The only caveat is that in crypto’s volatile markets, prices can move sharply between the sale and the rebuy. A trader might sell at $20,000, intending to buy immediately, only to find the price has shot to $23,000. This is a real execution risk, but many traders manage it by using limit orders or standing buy orders at specific prices.

New cost basis resets the clock

When you repurchase the same crypto, your new cost basis is the price you paid on the rebuy, not the original purchase price. This is important for future loss harvesting. If you originally bought Ethereum at $40,000, sold at $20,000, and immediately rebought at $20,500, your new cost basis is $20,500. If it then drops to $10,000, you can harvest another $10,500 loss (from $20,500 to $10,000), and you can rebuy again at no penalty.

This reset is advantageous in prolonged bear markets. You can harvest losses repeatedly as prices decline, locking in deductions year after year while resetting your cost basis lower and lower. Conversely, in a bull market where prices rebound, each loss harvest followed by a rebuy at a slightly higher price creates a slightly higher cost basis, which reduces future gains.

Tax-gain impact of frequent harvesting

One subtle consequence: if you harvest losses frequently, you accumulate many transactions, each with its own cost basis. This creates record-keeping complexity and, if you later need to determine your cost basis for a particular sale, you may need to apply a specific method (like FIFO, LIFO, or specific ID) to choose which lot you sold. The IRS requires meticulous documentation.

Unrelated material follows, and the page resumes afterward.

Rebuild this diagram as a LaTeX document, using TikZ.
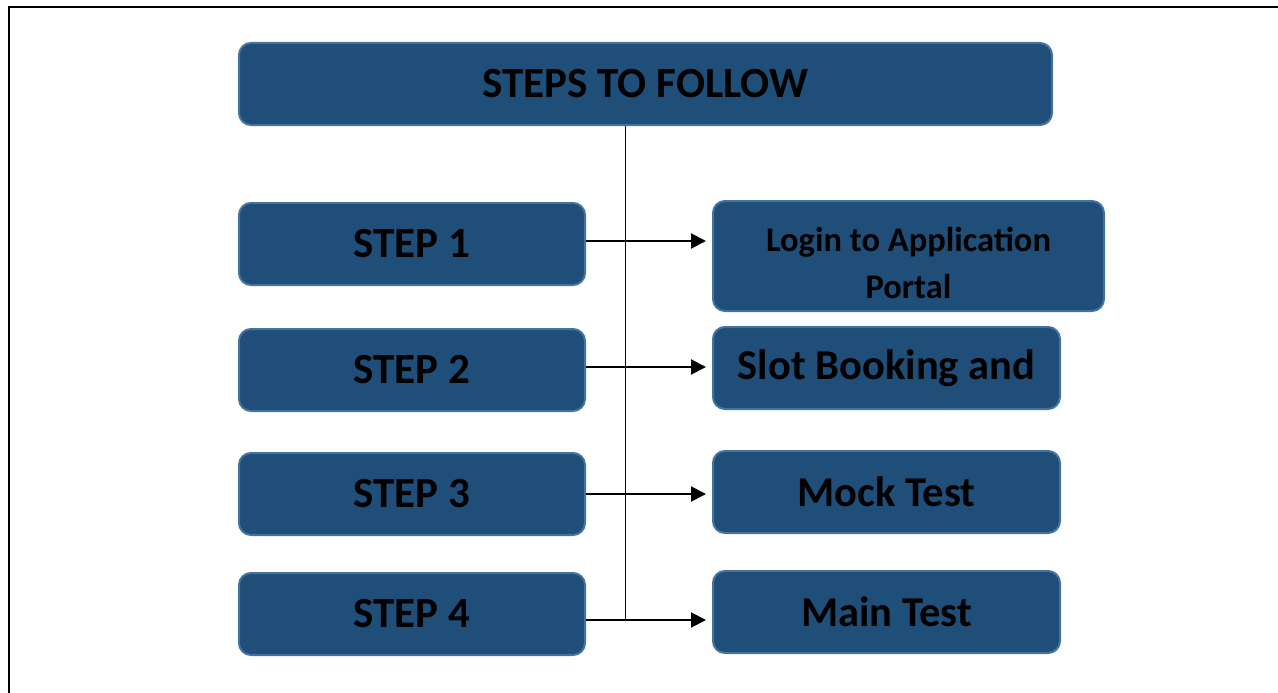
\documentclass[tikz,border=0pt]{standalone}
\usepackage{fontspec}
\setmainfont{Carlito}
\usepackage{xcolor}
\usepackage{tikz}
\usetikzlibrary{arrows.meta}
\definecolor{boxfill}{HTML}{1F4E79}
\definecolor{boxline}{HTML}{4672A0}

\begin{document}
\begin{tikzpicture}[x=1pt, y=-1pt,
  box/.style={draw=boxline, fill=boxfill, line width=2pt, rounded corners=12pt,
    text=black, font=\bfseries\fontsize{43}{50}\selectfont, inner sep=0pt},
  stepbox/.style={box, minimum width=346pt, minimum height=82pt},
  taskbox/.style={box, minimum width=347pt, minimum height=82pt, font=\bfseries\fontsize{42.5}{50}\selectfont},
  arr/.style={line width=2pt, -{Triangle[length=15pt,width=15pt]}, shorten >=6pt}]
\useasboundingbox (0,0) rectangle (1278,693);
%%%%% Frame %%%%%
\draw[line width=1.5pt] (9,693)--(9,7)--(1278,7);
%%%%% Title %%%%%
\node[box, minimum width=813pt, minimum height=82pt] (title) at (645.5,84) {STEPS TO FOLLOW};
%%%%% Steps %%%%%
\foreach \i/\y in {1/244,2/370,3/494,4/614}{
\node[stepbox] (s\i) at (412,\y) {STEP \i};
}
\node[box, minimum width=391pt, minimum height=110pt,
  font=\bfseries\fontsize{34.5}{47}\selectfont] (r1) at (908.5,256)
  {\raisebox{-16pt}[0pt][0pt]{\begin{tabular}{@{}c@{}}Login to Application\\Portal\end{tabular}}};
\node[taskbox] (r2) at (886.5,368) {Slot Booking and};
\node[taskbox] (r3) at (886.5,492) {Mock Test};
\node[taskbox] (r4) at (886.5,612) {Main Test};
%%%%% Connectors %%%%%
\coordinate (spine) at (625,620);
\draw[line width=1pt] (title.south -| spine)--(spine);
\foreach \i/\y in {1/241,2/367,3/494,4/620}{
\draw[arr] (s\i.east |- 0,\y)--(r\i.west |- 0,\y);
}
\end{tikzpicture}
\end{document}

Additionally, if you harvest losses and then later sell other holdings at gains, the loss carryforwards from prior years can wipe out those gains. The mechanics are straightforward, but the cumulative tax picture can be intricate if you do not track carefully.

The wash-sale threat

The absence of wash-sale rules on crypto is not guaranteed to last. Several tax-reform proposals have included language to extend the wash-sale rule to digital assets. If Congress passes such a provision, crypto would move into alignment with traditional securities: a 30-day lock-out on substantially identical repurchases. This would eliminate the loss-harvesting advantage overnight.

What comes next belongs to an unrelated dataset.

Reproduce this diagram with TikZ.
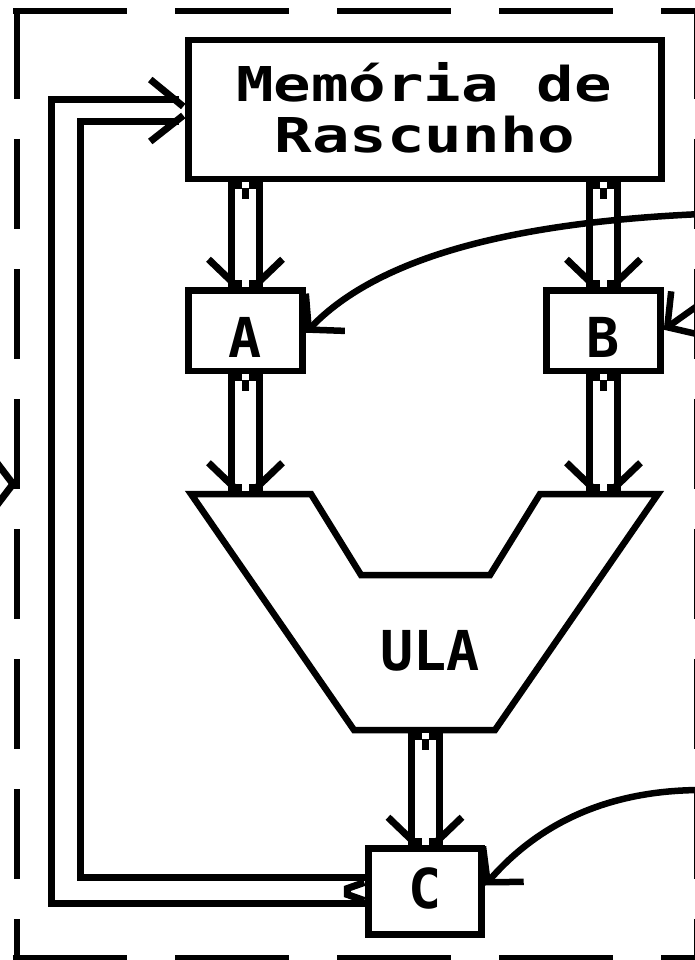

Some traders are therefore front-loading loss harvesting while the window is open. Others argue that the wash-sale rule is a blunt instrument and that a more nuanced approach (perhaps allowing harvesting only for genuine risk reduction, not mechanical annual loss-taking) would be fairer. The debate is ongoing, but prudent traders should not rely on the current exemption as a permanent planning tool.